[Records with drawing code]
## start
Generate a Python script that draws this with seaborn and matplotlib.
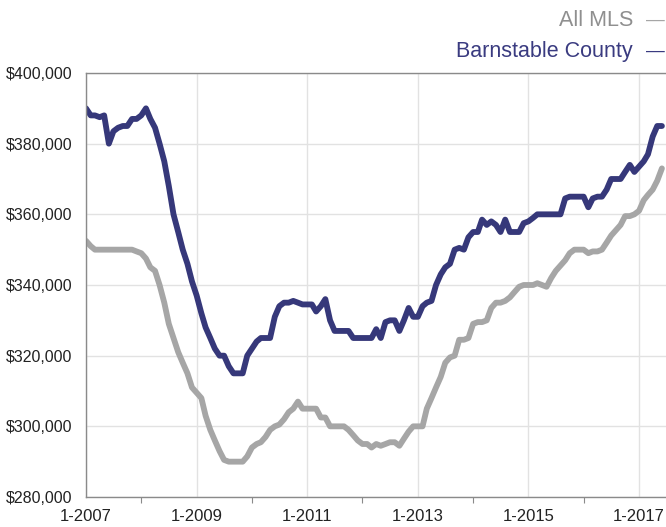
import numpy as np
import pandas as pd
import matplotlib.pyplot as plt
import matplotlib.dates as mdates
import seaborn as sns

# monthly median price (thousands), starting Jan 2007
barnstable = [
    390, 388, 388, 387.5, 388, 380, 383.5, 384.5, 385, 385, 387, 387,
    388, 390, 387, 384.5, 380, 375, 368, 360, 355, 350, 346, 341,
    337, 332, 328, 325, 322, 320, 320, 317, 315, 315, 315, 320,
    322, 324, 325, 325, 325, 331, 334, 335, 335, 335.5, 335, 334.5,
    334.5, 334.5, 332.5, 334, 336, 330, 327, 327, 327, 327, 325, 325,
    325, 325, 325, 327.5, 325, 329.5, 330, 330, 327, 330, 333.5, 331,
    331, 334, 335, 335.5, 340, 343, 345, 346, 350, 350.5, 350, 353.5,
    355, 355, 358.5, 357, 358, 357, 355, 358.5, 355, 355, 355, 357.5,
    358, 359, 360, 360, 360, 360, 360, 360, 364.5, 365, 365, 365,
    365, 362, 364.5, 365, 365, 367, 370, 370, 370, 372, 374, 372,
    373.5, 375, 377, 382, 385, 385,
]
all_mls = [
    352.5, 351, 350, 350, 350, 350, 350, 350, 350, 350, 350, 349.5,
    349, 347.5, 345, 344, 340, 335, 329, 325, 321, 318, 315, 311,
    309.5, 308, 303, 299, 296, 293, 290.5, 290, 290, 290, 290, 291.5,
    294, 295, 295.5, 297, 299, 300, 300.5, 302, 304, 305, 307, 305,
    305, 305, 305, 302.5, 302.5, 300, 300, 300, 300, 299, 297.5, 296,
    295, 295, 294, 295, 294.5, 295, 295.5, 295.5, 294.5, 296.5, 298.5, 300,
    300, 300, 305, 308, 311, 314, 318, 319.5, 320, 324.5, 324.5, 325,
    329, 329.5, 329.5, 330, 333.5, 335, 335, 335.5, 336.5, 338, 339.5, 340,
    340, 340, 340.5, 340, 339.5, 342, 344, 345.5, 347, 349, 350, 350,
    350, 349, 349.5, 349.5, 350, 352, 354, 355.5, 357, 359.5, 359.5, 360,
    361, 364, 365.5, 367, 369.5, 373,
]
series_names = ["All MLS", "Barnstable County"]
label_years = [2007, 2009, 2011, 2013, 2015, 2017]
minor_years = list(range(2007, 2018))
colors = {"All MLS": "#a6a6a6", "Barnstable County": "#36387a"}
text_colors = {"All MLS": "#8f8f8f", "Barnstable County": "#3a3b80"}

months = pd.date_range("2007-01-01", periods=len(barnstable), freq="MS")
df = pd.concat([
    pd.DataFrame({"date": months, "price": np.array(all_mls) * 1000, "series": "All MLS"}),
    pd.DataFrame({"date": months, "price": np.array(barnstable) * 1000, "series": "Barnstable County"}),
])

sns.set_style("white")
plt.rcParams["font.family"] = ["Liberation Sans", "DejaVu Sans"]

fig = plt.figure(figsize=(6.66, 5.27), dpi=100)
ax = fig.add_axes([86 / 666, 1 - 497 / 527, 1 - 86 / 666, (497 - 73) / 527])

sns.lineplot(data=df, x="date", y="price", hue="series", hue_order=series_names,
             palette=colors, linewidth=4.2, legend=False, ax=ax,
             solid_capstyle="round", solid_joinstyle="round")

ax.set_xlim(pd.Timestamp("2007-01-01"), pd.Timestamp("2017-06-28"))
ax.set_ylim(280000, 400000)
ax.set_yticks(np.arange(280000, 400001, 20000))
ax.yaxis.set_major_formatter(plt.FuncFormatter(lambda v, p: f"${v:,.0f}"))

ax.set_xticks([mdates.date2num(pd.Timestamp(f"{y}-01-01")) for y in label_years])
ax.set_xticklabels([f"1-{y}" for y in label_years])
ax.set_xticks([mdates.date2num(pd.Timestamp(f"{y}-01-01")) for y in minor_years], minor=True)

ax.grid(True, which="major", color="#e2e2e2", linewidth=1)
ax.set_axisbelow(True)
ax.set_xlabel("")
ax.set_ylabel("")

for side in ["left", "bottom", "top"]:
    ax.spines[side].set_color("#8a8a8a")
    ax.spines[side].set_linewidth(1)
ax.spines["right"].set_visible(False)

ax.tick_params(axis="y", length=0, pad=10, labelsize=11.5, labelcolor="#222222")
ax.tick_params(axis="x", which="both", direction="out", length=4.5, width=0.8,
               color="#8a8a8a", pad=4, labelsize=12, labelcolor="#222222")
ax.tick_params(axis="x", which="minor", bottom=True)

# legend as plain text, top right
for name, base in zip(series_names, [26, 57]):
    fig.text(633 / 666, 1 - base / 527, name, ha="right", va="baseline",
             fontsize=15.5, color=text_colors[name])
    fig.text(655.5 / 666, 1 - (base - 1) / 527, "\u2014", ha="center", va="baseline",
             fontsize=13.5, color=colors[name] if name == "All MLS" else text_colors[name])

fig.savefig("out.png", dpi=100)
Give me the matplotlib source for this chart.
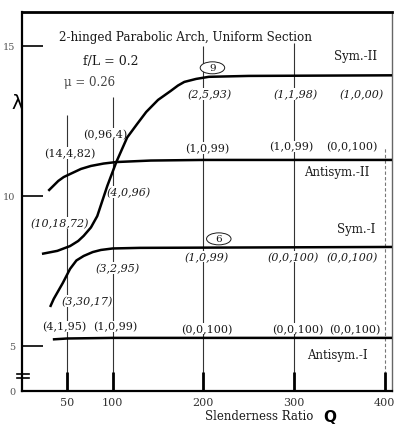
import matplotlib
matplotlib.use('Agg')
from matplotlib import pyplot as plt
from matplotlib.patches import Ellipse

# curves (slenderness ratio vs lambda)
sym2_x = [22, 39, 53, 62, 68, 76, 83, 94, 104, 116, 127, 137, 150, 164, 172, 179, 192, 206, 250, 408]
sym2_y = [8.07, 8.17, 8.33, 8.5, 8.67, 8.95, 9.33, 10.33, 11.13, 11.95, 12.4, 12.8, 13.2, 13.5, 13.68, 13.8, 13.9, 13.97, 14.0, 14.02]

antisym2_x = [29, 35, 40, 46, 53, 65, 76, 90, 104, 142, 200, 408]
antisym2_y = [10.17, 10.35, 10.5, 10.63, 10.73, 10.9, 11.0, 11.08, 11.13, 11.18, 11.2, 11.2]

sym1_x = [31, 35, 45, 53, 60, 68, 78, 87, 100, 130, 408]
sym1_y = [6.3, 6.57, 7.1, 7.57, 7.85, 8.0, 8.13, 8.2, 8.25, 8.27, 8.3]

antisym1_x = [34, 50, 100, 408]
antisym1_y = [5.22, 5.25, 5.27, 5.27]

# vertical reference lines
vline_x = [50, 100, 200, 300]
vline_top = [12.7, 13.3, 15.0, 15.1]

xticks = [50, 100, 200, 300, 400]
yticks = [3.5, 5, 10, 15]
ytick_labels = ['0', '5', '10', '15']

# (x, y, text, italic)
labels = [
    (207, 13.4, '(2,5,93)', True),
    (302, 13.4, '(1,1,98)', True),
    (374, 13.4, '(1,0,00)', True),
    (92, 12.07, '(0,96,4)', False),
    (53, 11.43, '(14,4,82)', False),
    (204, 11.6, '(1,0,99)', False),
    (297, 11.65, '(1,0,99)', False),
    (364, 11.65, '(0,0,100)', False),
    (118, 10.13, '(4,0,96)', True),
    (42, 9.1, '(10,18,72)', True),
    (105, 7.6, '(3,2,95)', True),
    (204, 7.97, '(1,0,99)', True),
    (299, 7.97, '(0,0,100)', True),
    (364, 7.97, '(0,0,100)', True),
    (72, 6.5, '(3,30,17)', True),
    (47, 5.65, '(4,1,95)', False),
    (103, 5.65, '(1,0,99)', False),
    (204, 5.57, '(0,0,100)', False),
    (304, 5.57, '(0,0,100)', False),
    (367, 5.57, '(0,0,100)', False),
]

mode_names = ['Sym.-II', 'Antisym.-II', 'Sym.-I', 'Antisym.-I']
mode_pos = [(368, 14.67), (347, 10.8), (368, 8.9), (348, 4.73)]

ink = '#1a1a1a'
fnt = 'DejaVu Serif'

fig = plt.figure(figsize=(3.94, 4.27), dpi=100)
ax = fig.add_axes([22 / 394, 1 - 392 / 427, 370 / 394, 379 / 427])

ax.vlines(vline_x, 3.5, vline_top, color='#333333', lw=0.8, zorder=1)
ax.vlines([400], 3.5, 11.6, color='#777777', lw=0.8, linestyles=(0, (3, 2)), zorder=1)

for xs, ys in [(sym2_x, sym2_y), (antisym2_x, antisym2_y), (sym1_x, sym1_y), (antisym1_x, antisym1_y)]:
    ax.plot(xs, ys, color='black', lw=1.8, solid_capstyle='butt', solid_joinstyle='round', zorder=5)

for x, y, t, it in labels:
    ax.text(x, y, t, ha='center', va='center', fontsize=8, family=fnt, color=ink,
            style='italic' if it else 'normal', zorder=4,
            bbox=dict(facecolor='white', edgecolor='none', pad=0.3))

for name, (x, y) in zip(mode_names, mode_pos):
    ax.text(x, y, name, ha='center', va='center', fontsize=8.5, family=fnt, color=ink)

ax.text(180, 15.33, '2-hinged Parabolic Arch, Uniform Section', ha='center', va='center',
        fontsize=8.6, family=fnt, color=ink)
ax.text(98, 14.5, 'f/L = 0.2', ha='center', va='center', fontsize=9, family=fnt, color=ink)
ax.text(74, 13.8, 'μ = 0.26', ha='center', va='center', fontsize=8.5, family=fnt, color='#444444')

# circled mode numbers
for (cx, cy), num in [((210, 14.27), '9'), ((217, 8.57), '6')]:
    ax.add_patch(Ellipse((cx, cy), 27, 0.4, facecolor='white', edgecolor=ink, lw=0.7, zorder=6))
    ax.text(cx, cy, num, ha='center', va='center', fontsize=7.5, family=fnt, color=ink, zorder=7)

ax.set_xlim(0, 408)
ax.set_ylim(3.5, 16.13)
ax.set_xticks(xticks)
ax.set_xticklabels([str(v) for v in xticks], family=fnt, fontsize=8, color='#333333')
ax.set_yticks(yticks)
ax.set_yticklabels(ytick_labels, family=fnt, fontsize=7, color='#555555')
ax.tick_params(axis='x', direction='in', length=14, width=2, pad=4)
ax.tick_params(axis='y', direction='in', length=15, width=1.2, pad=5)

ax.spines['left'].set_linewidth(1.6)
ax.spines['bottom'].set_linewidth(1.6)
ax.spines['top'].set_linewidth(2)
ax.spines['right'].set_linewidth(1)
ax.spines['right'].set_color('#666666')

# axis break marks on the lambda axis
tr = ax.get_yaxis_transform()
for yb in [3.93, 4.06]:
    ax.plot([-0.014, 0.019], [yb, yb], transform=tr, color='black', lw=1.2, clip_on=False)

ax.text(-0.013, 0.762, 'λ', transform=ax.transAxes, ha='center', va='center',
        fontsize=14, family='DejaVu Sans')

fig.text(259 / 394, 1 - 417 / 427, 'Slenderness Ratio', ha='center', va='center',
         fontsize=8.5, family=fnt, color=ink)
fig.text(330 / 394, 1 - 418 / 427, 'Q', ha='center', va='center',
         fontsize=11, family='DejaVu Sans', weight='bold')

fig.savefig('out.png', dpi=100)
## end
Please return, exactly as written, the lines from the first line of the records above through the line containing "import seaborn as sns", both included, leaving out any pictures.

- **Output of the exercise**
Generate a Python script that draws this with seaborn and matplotlib.
import numpy as np
import pandas as pd
import matplotlib.pyplot as plt
import matplotlib.dates as mdates
import seaborn as sns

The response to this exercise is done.